Après la mort de Karajan en 1989, c’est un iconoclaste qui prend la succession en la personne de Gérard Mortier, tout juste sorti de la Monnaie de Bruxelles. Ce dernier juge que l’ère Karajan n’a pas montré assez de prises de risque artistique, et souhaite rendre le Festival plus démocratique en mettant en place un politique d’accès jeune public. La direction de Mortier fait scandale avant même la première édition en 1991, quand Riccardo Muti claque la porte, heurté par la mise en scène provocante de la Clémence de Titus (Mozart) qu’il doit diriger. L’une des œuvres marquantes de la première année de Mortier est Saint-François d’Assise de Messiaen mis en scène par Peter Sellars, qui remet le contemporain à l’honneur. Il remet également en cause la primauté de la Philharmonie de Vienne sur le Festival. Parmi les autres productions symboliques du mandat Mortier figurent également Le Grand Macabre de Ligeti mis en scène par Sellars et la création de Cronaca del luogo de Luciano Berio en 1999. Dernier pavé dans la mare, sa propre mise en scène en 2001 de l’opérette autrichienne par excellence, La Chauve-souris de Johann Strauss II, qui fait intervenir Hermann Göring et Eva Braun. S’il a considérablement renouvelé la tradition salzbourgeoise, il n’a pas réussi à entamer sa nature exclusive, les prix moyens restant exorbitants.

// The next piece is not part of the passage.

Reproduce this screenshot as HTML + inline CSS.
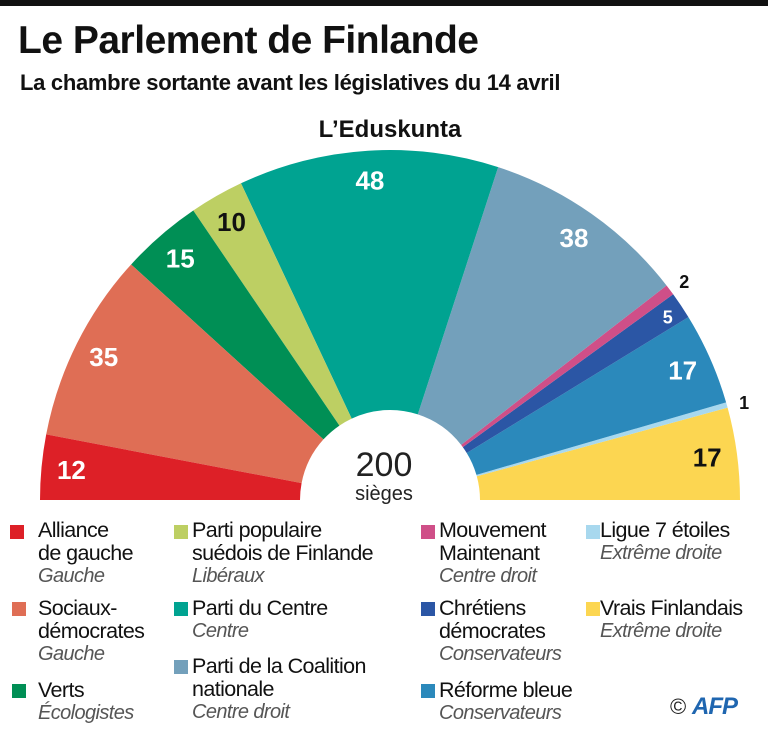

Le successeur de Mortier est Peter Ruzicka (2001-2006), suivi par Jürgen Flimm (2006-2010). Celui-ci marque les esprits à son arrivée en 2006, à l’occasion du deux-cent-cinquantième anniversaire de la naissance de Mozart, lorsqu’il met en scène les vingt-deux opéras du maitre salzbourgeois dans la même année. 2007 voit également la création officielle du Festival de Pentecôte, après des années de concert à cette période, festival lié à celui d’été contrairement à celui de Pâques, et centré sur le baroque napolitain. La directrice artistique en est actuellement Cecilia Bartoli. L’actuel directeur du Festival d’été est Alexander Pereira depuis 2012. Salzbourg demeure l’un des plus grands, si ce n’est le plus grand festival d’art lyrique du monde, avec une dizaine de spectacles lyriques par année, allant du baroque à la création contemporaine, sans oublier bien entendu Mozart et Strauss.